One reason, the basic reason, for this unconcern is our attitude to heritage, we do not view heritage as something that the past has bequeathed us, we have divided our heritage in denominational hues and in terms of our and theirs. What is ours needs to be saved, what is theirs needs to be encroached, removed or obliterated.

This is a game that two sides can play endlessly, there is one group, claiming the same faith as did Bhagmati, that wants to change the name of Hyderabad to Bhagyanagar, after a deity that they have created after distorting the name of a courtesan/singer that they would not treat as an equal. And through this distortion of History they want to obliterate the name of this brave woman who married for love.
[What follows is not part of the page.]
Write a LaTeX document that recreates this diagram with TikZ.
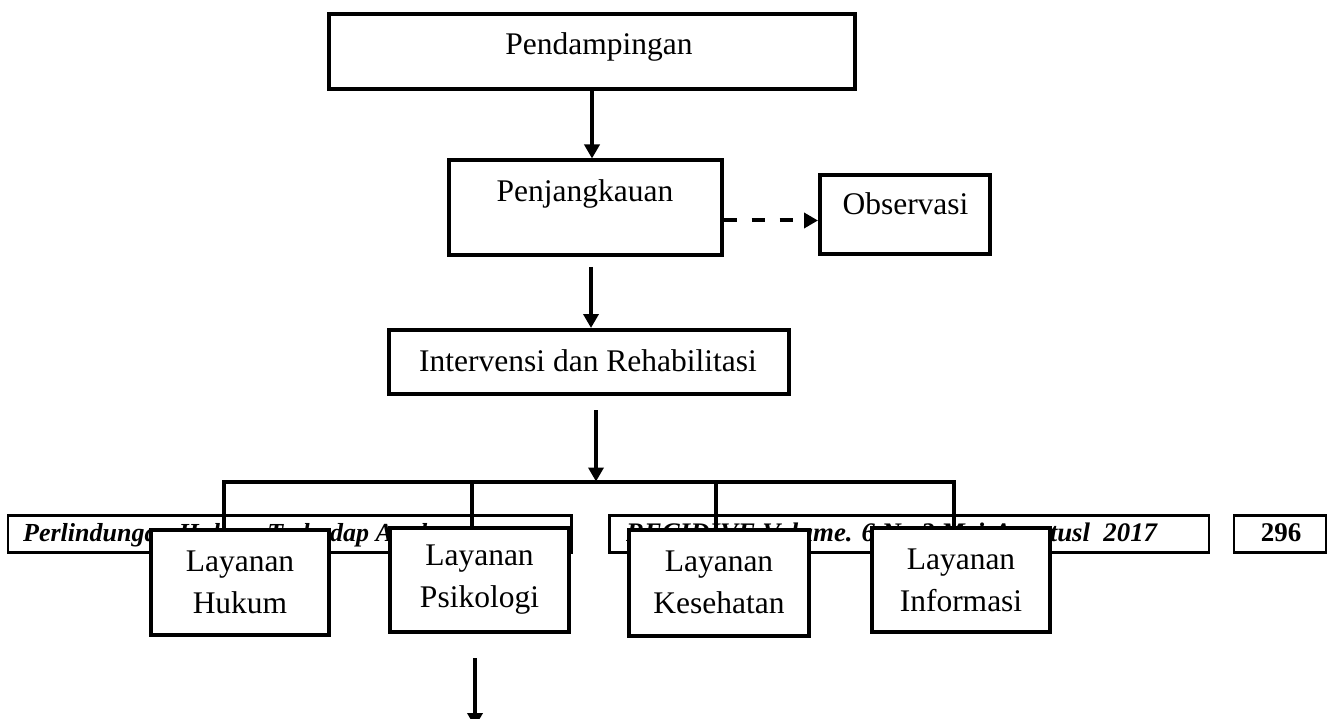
\documentclass[tikz,border=0pt]{standalone}
\usepackage{fontspec}
\setmainfont{Liberation Serif}
\usetikzlibrary{arrows.meta}
\newcommand{\mainsz}{\fontsize{31.5}{42}\selectfont}
\newcommand{\footsz}{\fontsize{26}{30}\selectfont\bfseries\itshape}
\newcommand{\footszb}{\fontsize{26.8}{30}\selectfont\bfseries\itshape}
\begin{document}
\begin{tikzpicture}[x=1pt,y=-1pt,
  box/.style={draw, line width=4pt, fill=white, inner sep=0pt},
  lbl/.style={font=\mainsz, anchor=base, inner sep=0pt},
  conn/.style={line width=4pt},
  arr/.style={conn, -{Triangle[length=14pt,width=15pt]}},
  dasharr/.style={arr, dash pattern=on 13pt off 15pt},
  footbox/.style={draw, line width=2.5pt, inner sep=0pt},
  foottext/.style={font=\footsz, anchor=base west, inner sep=0pt},
]
\fill[white] (0,0) rectangle (1338,719);
\useasboundingbox (0,0) rectangle (1338,719);
\clip (0,0) rectangle (1338,719);

% footer
\node[footbox, minimum width=563.5pt, minimum height=37pt] (f1) at (289.75,534) {};
\node[footbox, minimum width=599.5pt, minimum height=37pt] (f2) at (909.25,534) {};
\node[footbox, minimum width=92pt, minimum height=37pt] (f3) at (1280,534) {};
\node[foottext] (f1t) at (23,541) {Perlindungan Hukum Terhadap Anak};
\node[foottext, font=\footszb] (f2t) at (626,541) {RECIDIVE Volume. 6 No.3 Mei-Agustusl\ \ 2017};
\node[font=\fontsize{27}{30}\selectfont\bfseries, anchor=base, inner sep=0pt] (f3t) at (1281,541) {296};

% main boxes
\node[box, minimum width=526pt, minimum height=75pt] (pend) at (592,52) {};
\node[lbl] (pendt) at (599,55) {Pendampingan};
\node[box, minimum width=273pt, minimum height=94.5pt] (penj) at (585,207.75) {};
\node[lbl] (penjt) at (585,202) {Penjangkauan};
\node[box, minimum width=170pt, minimum height=78.5pt] (obs) at (905,214.75) {};
\node[lbl] (obst) at (905.5,215) {Observasi};
\node[box, minimum width=399.5pt, minimum height=64pt] (interv) at (588.75,362) {};
\node[lbl] (intervt) at (588,371) {Intervensi dan Rehabilitasi};

% connectors top
\draw[arr] (pend.south) -- (penj.north -| pend.south);
\coordinate (dy) at (0,220.5);
\draw[dasharr] (penj.east |- dy) -- (obs.west |- dy);
\coordinate (s2) at (591,267);
\draw[arr] (s2) -- (s2 |- interv.north);
\coordinate (s3) at (596,410);
\coordinate (br) at (596,481.5);
\draw[arr] (s3) -- (br);

% branch coordinates
\coordinate (b1) at (224,481.5);
\coordinate (b2) at (472,481.5);
\coordinate (b3) at (716,481.5);
\coordinate (b4) at (953.5,481.5);

% layanan boxes
\node[box, minimum width=178pt, minimum height=105pt, align=center, font=\mainsz] (hukum) at (240,582.5) {Layanan\\Hukum};
\node[box, minimum width=179pt, minimum height=104pt, align=center, font=\mainsz] (psik) at (479.5,580) {Layanan\\Psikologi};
\node[box, minimum width=180pt, minimum height=105.5pt, align=center, font=\mainsz] (kes) at (719,582.75) {Layanan\\Kesehatan};
\node[box, minimum width=178pt, minimum height=104pt, align=center, font=\mainsz] (info) at (961,580) {Layanan\\Informasi};

\draw[conn] (b1 |- hukum.north) -- (b1) -- (b4) -- (b4 |- info.north);
\draw[conn] (b2) -- (b2 |- psik.north);
\draw[conn] (b3) -- (b3 |- kes.north);

% bottom arrow
\coordinate (s5) at (475,658);
\coordinate (e5) at (475,727);
\draw[arr] (s5) -- (e5);
\end{tikzpicture}
\end{document}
And then there is this group, not a large group as yet, but is exists and claims to belong to the same faith as Quli Qutub Shah  and this group has been denying the existence of Bhagmati altogether, insisting that these are baseless myths and tales spread by the ignorant.

All this obviously inflicts irreparable damage upon our heritage and yet unmindful of the goings on or perhaps fully aware of the consequences  upholders of our constitution calculate complicated algorithms of victory come the next hustings.

And so this is another love story that has been vitiated by those who thrive on hate.